Retention, for example, has been on ongoing focus for our clients at the RCA (Racecourse Association) and Great British Racing, the marketing and promotional body. Last year racing saw retention increase by 13 per cent year-on-year and maintain its position as the UK’s second most-attended sport.

However, retention has been supported by using a similar data-driven approach to attracting passive sports fans looking for experiences.

For these fans, known broadly as ‘Big Eventers’, what’s happening on the pitch isn’t the main draw – but the experience of a great day out is. UK rights-owners have been hugely successful in evolving their event experiences, and their marketing approaches, to attract those who fit the Big Eventer profile.

At the Wimbledon, ‘the Queue’ – where thousands from across the world camp out for as much as 50 hours to get show-court tickets – is as much a part of the experience as the tennis itself, as is buying a ground pass to watch coverage on the big screen at ‘Henman Hill’.

For a premium, historic event like Wimbledon where tickets are heavily over-subscribed, these experiences have been designed and marketed to attract a wider audience of Big Eventers, allowing Wimbledon to reach fans outside its traditional tennis audience.
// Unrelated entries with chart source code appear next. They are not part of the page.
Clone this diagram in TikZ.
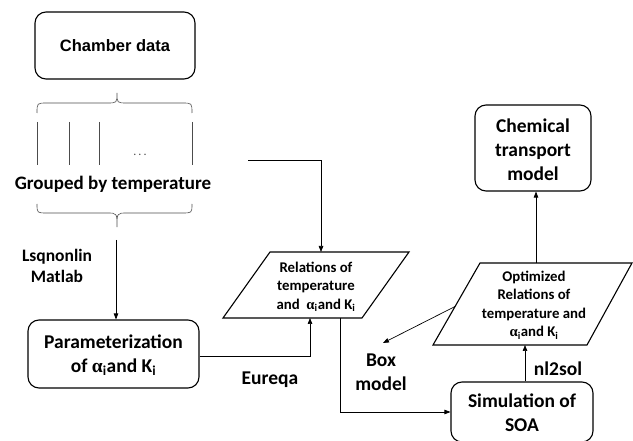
\documentclass[tikz,border=0pt]{standalone}
\usepackage{fontspec}
\setmainfont{Carlito}
\newfontfamily\arialf{Liberation Sans}
\newfontfamily\symf{Liberation Serif}
\newcommand{\alphai}{{\symf α}\textsubscript{i}}
\newcommand{\Kay}{K\textsubscript{i}}
\usetikzlibrary{arrows.meta,calc}
\tikzset{
  box/.style={draw, line width=1.1pt, rounded corners=11pt, inner sep=0pt},
  conn/.style={line width=0.7pt, -{Triangle[length=6pt,width=4.5pt]}},
  bigtxt/.style={font=\bfseries\fontsize{19.5}{24}\selectfont, align=center, inner sep=0pt},
  midtxt/.style={font=\bfseries\fontsize{17.5}{21}\selectfont, align=center, inner sep=0pt},
  smalltxt/.style={font=\bfseries\fontsize{14.8}{18.5}\selectfont, align=center, inner sep=0pt},
  para/.style={draw, line width=1.1pt, line join=miter},
  brace/.style={line width=0.6pt, draw=black!70}
}
\begin{document}
\begin{tikzpicture}[x=1pt, y=-1pt]
\useasboundingbox (0,0) rectangle (633,441);

% Chamber data
\node[box, minimum width=160pt, minimum height=67pt, font=\arialf\bfseries\fontsize{16.5}{20}\selectfont] (chamber) at (115,45.5) {Chamber data};

% top brace
\draw[brace] (37,113) .. controls (37,103) .. (47,103) -- (107,103) .. controls (117,103) .. (117,93)
  .. controls (117,103) .. (127,103) -- (182,103) .. controls (192,103) .. (192,113);
% vertical lines
\foreach \xx/\nm in {37/la,69/lb,99/lc,192/ld} {
  \draw[brace] (\xx,122) coordinate (\nm t) -- (\xx,165) coordinate (\nm b);
}
\node[font=\fontsize{12}{12}\selectfont, text=black!70, inner sep=0pt] (dots) at (140,155) {.\,.\,.};

% grouped text
\node[bigtxt, font=\bfseries\fontsize{19}{23}\selectfont] (grouped) at (113,184) {Grouped by temperature};

% bottom brace
\draw[brace] (37,204) .. controls (37,213) .. (47,213) -- (107,213) .. controls (117,213) .. (117,227)
  .. controls (117,213) .. (127,213) -- (182,213) .. controls (192,213) .. (192,204);
\coordinate (bracetip) at (116,240);

% Lsqnonlin
\node[midtxt] (lsq) at (57,265.5) {Lsqnonlin\\Matlab};

% Parameterization
\node[box, minimum width=171pt, minimum height=68pt] (param) at (113.5,354) {};
\node[bigtxt] (paramtxt) at (113.5,355) {Parameterization\\of \alphai and \Kay};

\draw[conn] (bracetip) -- (param.north -| bracetip);

% Relations parallelogram
\coordinate (r1) at (223,318);
\coordinate (r2) at (362,318);
\coordinate (r3) at (409,252);
\coordinate (r4) at (270,252);
\draw[para] (r1) -- (r2) -- (r3) -- (r4) -- cycle;
\node[smalltxt] (rel) at (316,286.5) {Relations of\\temperature\\and \ \alphai and \Kay};
\coordinate (reltop) at (321,252);
\coordinate (relbotin) at (310,318);
\coordinate (relbotout) at (340,318);

% grouped -> relations
\coordinate (gstart) at (248,160);
\draw[conn] (gstart) -| (reltop);

% param -> relations
\draw[conn] (param.east |- 0,356) -| (relbotin);
\node[bigtxt] (eureqa) at (270,380) {Eureqa};

% Simulation
\node[box, minimum width=142pt, minimum height=60pt] (sim) at (522,412) {};
\node[bigtxt] (simtxt) at (522,413) {Simulation of\\SOA};

\draw[conn] (relbotout) |- (sim.west |- 0,412);

% Optimized parallelogram
\coordinate (o1) at (433,345);
\coordinate (o2) at (587,345);
\coordinate (o3) at (632,263);
\coordinate (o4) at (480,263);
\draw[para] (o1) -- (o2) -- (o3) -- (o4) -- cycle;
\node[smalltxt] (opt) at (534,305) {Optimized\\Relations of\\temperature and\\\alphai and \Kay};
\coordinate (optbot) at (525,345);
\coordinate (opttop) at (536,263);
\coordinate (optleft) at ($(o1)!0.47!(o4)$);

\draw[conn] (sim.north -| optbot) -- (optbot);
\node[bigtxt] (nlsol) at (558,369) {nl2sol};

% Chemical transport model
\node[box, minimum width=116pt, minimum height=86pt] (chem) at (533,148) {};
\node[bigtxt] (chemtxt) at (533,150) {Chemical\\transport\\model};
\draw[conn] (opttop) -- (chem.south -| opttop);

% Box model
\node[bigtxt] (boxm) at (381,372.5) {Box\\model};
\coordinate (boxarrow) at (383,343);
\draw[conn] (optleft) -- (boxarrow);

\end{tikzpicture}
\end{document}
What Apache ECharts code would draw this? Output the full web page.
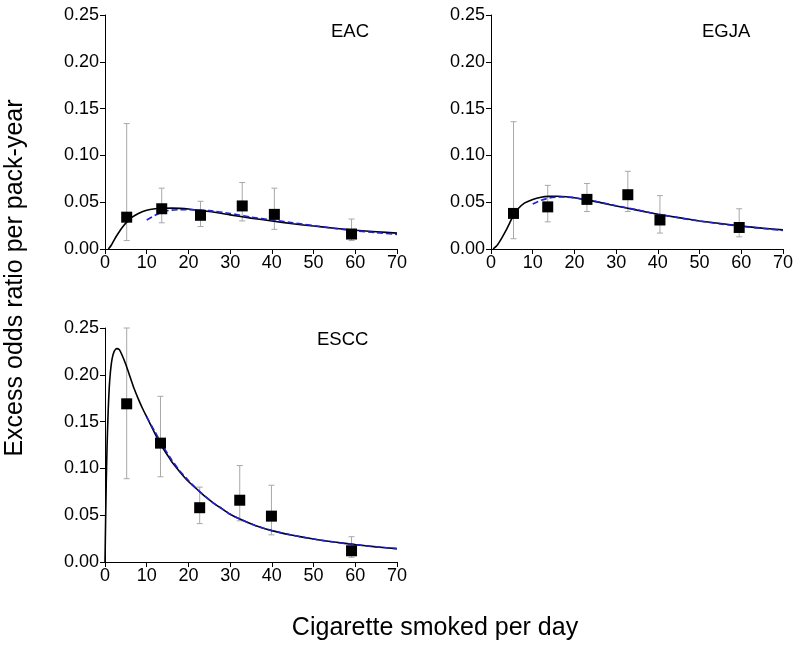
<!DOCTYPE html>
<html>
<head>
<meta charset="utf-8">
<script src="https://cdn.jsdelivr.net/npm/echarts@6/dist/echarts.min.js"></script>
<style>html,body{margin:0;padding:0;background:#fff;}#c{width:800px;height:651px;}</style>
</head>
<body>
<div id="c"></div>
<script>
// ---- tick labels ----
const xTicks = [0, 10, 20, 30, 40, 50, 60, 70];
const yTickLabels = ['0.00', '0.05', '0.10', '0.15', '0.20', '0.25'];
const panelNames = ['EAC', 'EGJA', 'ESCC'];

// ---- observed points (x, estimate, lower CI, upper CI) ----
const eacX = [5.2, 13.6, 22.9, 32.9, 40.6, 59.1];
const eacY = [0.034, 0.043, 0.036, 0.046, 0.037, 0.016];
const eacLow = [0.009, 0.028, 0.024, 0.030, 0.021, 0.009];
const eacHigh = [0.134, 0.065, 0.051, 0.071, 0.065, 0.032];

const egjaX = [5.4, 13.6, 23.0, 32.8, 40.5, 59.5];
const egjaY = [0.038, 0.045, 0.053, 0.058, 0.031, 0.023];
const egjaLow = [0.011, 0.029, 0.040, 0.040, 0.017, 0.013];
const egjaHigh = [0.136, 0.068, 0.070, 0.083, 0.057, 0.043];

const esccX = [5.2, 13.3, 22.7, 32.3, 39.9, 59.1];
const esccY = [0.169, 0.127, 0.058, 0.066, 0.049, 0.012];
const esccLow = [0.089, 0.091, 0.041, 0.044, 0.029, 0.005];
const esccHigh = [0.250, 0.177, 0.080, 0.103, 0.082, 0.027];

// ---- fitted curves (solid black) ----
const eacFitX = [0.8, 1.5, 2.5, 3.5, 4.5, 5.5, 6.5, 8, 10, 12, 14, 16, 18, 20, 25, 30, 35, 40, 45, 50, 55, 60, 65, 70];
const eacFitY = [0, 0.004, 0.012, 0.019, 0.025, 0.030, 0.034, 0.038, 0.0415, 0.043, 0.0436, 0.0437, 0.0434, 0.0427, 0.040, 0.0365, 0.033, 0.030, 0.027, 0.0245, 0.0222, 0.020, 0.0185, 0.017];

const egjaFitX = [0.5, 1.5, 2.5, 3.5, 4.5, 5.5, 6.5, 8, 10, 12, 14, 16, 18, 20, 23, 26, 30, 35, 40, 45, 50, 55, 60, 65, 70];
const egjaFitY = [0, 0.004, 0.011, 0.019, 0.028, 0.037, 0.043, 0.049, 0.053, 0.0553, 0.0562, 0.0563, 0.0558, 0.0548, 0.0525, 0.0498, 0.046, 0.0415, 0.0372, 0.0335, 0.030, 0.0272, 0.0245, 0.0223, 0.0204];

const esccFitX = [0, 0.15, 0.3, 0.5, 0.75, 1.0, 1.3, 1.7, 2.2, 2.8, 3.4, 4, 5, 6, 7, 8, 9, 10, 11, 12, 13, 14, 15, 16, 18, 20, 22, 24, 26, 28, 30, 33, 36, 40, 45, 50, 55, 60, 65, 70];
const esccFitY = [0, 0.045, 0.085, 0.125, 0.16, 0.185, 0.203, 0.217, 0.225, 0.228, 0.227, 0.222, 0.211, 0.198, 0.185, 0.174, 0.164, 0.155, 0.146, 0.137, 0.129, 0.121, 0.114, 0.107, 0.096, 0.086, 0.078, 0.070, 0.063, 0.057, 0.051, 0.0445, 0.039, 0.0335, 0.0285, 0.0245, 0.0213, 0.0186, 0.0162, 0.0143];

// ---- alternative fit (dashed blue) ----
const eacAltX = [10, 12, 14, 16, 18, 20, 25, 30, 35, 40, 45, 50, 55, 60, 65, 70];
const eacAltY = [0.031, 0.036, 0.040, 0.0415, 0.042, 0.042, 0.041, 0.038, 0.034, 0.031, 0.028, 0.025, 0.022, 0.0195, 0.0175, 0.0155];

const egjaAltX = [10, 12, 14, 16, 18, 20, 25, 30, 35, 40, 45, 50, 55, 60, 65, 70];
const egjaAltY = [0.048, 0.052, 0.0545, 0.0555, 0.0555, 0.0548, 0.051, 0.0463, 0.0418, 0.0372, 0.0333, 0.0298, 0.0268, 0.0242, 0.022, 0.0198];

const esccAltX = [10, 12, 14, 16, 18, 20, 22, 24, 26, 28, 30, 33, 36, 40, 45, 50, 55, 60, 65, 70];
const esccAltY = [0.155, 0.139, 0.123, 0.109, 0.097, 0.087, 0.078, 0.070, 0.063, 0.057, 0.051, 0.0445, 0.039, 0.0335, 0.0285, 0.0245, 0.0212, 0.0185, 0.0161, 0.0142];

const FONT = '"Liberation Sans", Arial, Helvetica, sans-serif';
const zip = (a, b) => a.map((v, i) => [v, b[i]]);
const zip3 = (a, b, c) => a.map((v, i) => [v, b[i], c[i]]);

const panels = [
  { pts: zip(eacX, eacY), err: zip3(eacX, eacLow, eacHigh), fit: zip(eacFitX, eacFitY), alt: zip(eacAltX, eacAltY) },
  { pts: zip(egjaX, egjaY), err: zip3(egjaX, egjaLow, egjaHigh), fit: zip(egjaFitX, egjaFitY), alt: zip(egjaAltX, egjaAltY) },
  { pts: zip(esccX, esccY), err: zip3(esccX, esccLow, esccHigh), fit: zip(esccFitX, esccFitY), alt: zip(esccAltX, esccAltY) }
];

const grids = [
  { left: 105, top: 15, width: 292, height: 234 },
  { left: 491, top: 15, width: 292, height: 234 },
  { left: 105, top: 328, width: 292, height: 234 }
];

const axisLine = { show: true, onZero: false, lineStyle: { color: '#000', width: 1 } };
const axisTick = { show: true, length: 5, lineStyle: { color: '#000', width: 1 } };

const xAxes = grids.map((g, i) => ({
  type: 'value', gridIndex: i, min: 0, max: 70, interval: 10,
  axisLine, axisTick, splitLine: { show: false },
  axisLabel: { margin: 5, fontSize: 18, color: '#000', fontFamily: FONT,
    formatter: v => (xTicks.indexOf(v) >= 0 ? String(v) : '') }
}));
const yAxes = grids.map((g, i) => ({
  type: 'value', gridIndex: i, min: 0, max: 0.25, interval: 0.05,
  axisLine, axisTick, splitLine: { show: false },
  axisLabel: { margin: 6, fontSize: 18, color: '#000', fontFamily: FONT,
    formatter: v => yTickLabels[Math.round(v / 0.05)] }
}));

const series = [];
panels.forEach((p, i) => {
  series.push({
    type: 'custom', xAxisIndex: i, yAxisIndex: i, z: 1,
    data: p.err, encode: { x: 0, y: [1, 2] }, clip: false,
    renderItem: (params, api) => {
      const x = api.value(0);
      const lo = api.coord([x, api.value(1)]);
      const hi = api.coord([x, api.value(2)]);
      const st = { stroke: '#a8a8a8', lineWidth: 1 };
      const c = 3;
      return { type: 'group', children: [
        { type: 'line', shape: { x1: lo[0], y1: lo[1], x2: hi[0], y2: hi[1] }, style: st },
        { type: 'line', shape: { x1: lo[0] - c, y1: lo[1], x2: lo[0] + c, y2: lo[1] }, style: st },
        { type: 'line', shape: { x1: hi[0] - c, y1: hi[1], x2: hi[0] + c, y2: hi[1] }, style: st }
      ] };
    }
  });
  series.push({
    type: 'line', xAxisIndex: i, yAxisIndex: i, z: 3, data: p.alt,
    showSymbol: false, symbol: 'none', smooth: 0.2,
    lineStyle: { color: '#1f1fe0', width: 1.6, type: [6, 3] }, silent: true
  });
  series.push({
    type: 'line', xAxisIndex: i, yAxisIndex: i, z: 2, data: p.fit,
    showSymbol: false, symbol: 'none', smooth: 0.2,
    lineStyle: { color: '#000', width: 1.6 }, silent: true
  });
  series.push({
    type: 'scatter', xAxisIndex: i, yAxisIndex: i, z: 4, data: p.pts,
    symbol: 'rect', symbolSize: 11, itemStyle: { color: '#000', opacity: 1 }, silent: true
  });
});

const labelPos = [[331, 32], [702, 32], [317, 340]];
const graphic = panelNames.map((n, i) => ({
  type: 'text', x: labelPos[i][0], y: labelPos[i][1],
  style: { text: n, fontSize: 18.5, fontFamily: FONT, fill: '#000', align: 'left', verticalAlign: 'middle' }
}));
graphic.push({
  type: 'text', x: 15, y: 278, rotation: Math.PI / 2,
  style: { text: 'Excess odds ratio per pack-year', fontSize: 25, fontFamily: FONT, fill: '#000', align: 'center', verticalAlign: 'middle' }
});
graphic.push({
  type: 'text', x: 435, y: 628,
  style: { text: 'Cigarette smoked per day', fontSize: 25, fontFamily: FONT, fill: '#000', align: 'center', verticalAlign: 'middle' }
});

const chart = echarts.init(document.getElementById('c'), null, { renderer: 'canvas' });
chart.setOption({
  animation: false,
  backgroundColor: '#fff',
  grid: grids,
  xAxis: xAxes,
  yAxis: yAxes,
  series,
  graphic
});
</script>
</body>
</html>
Racing and Wimbledon are just some of the UK sports rights-owners who should inspire both UK sports looking to grow further, and rights-owners in other markets looking to evolve their approaches. And in a decade that might well be remembered for Tinder, Trump and Thunberg, in our small bubble of sports marketing I hope we will remember it as a decade where more people than ever experienced live sport – and that’s something we can be hugely proud about.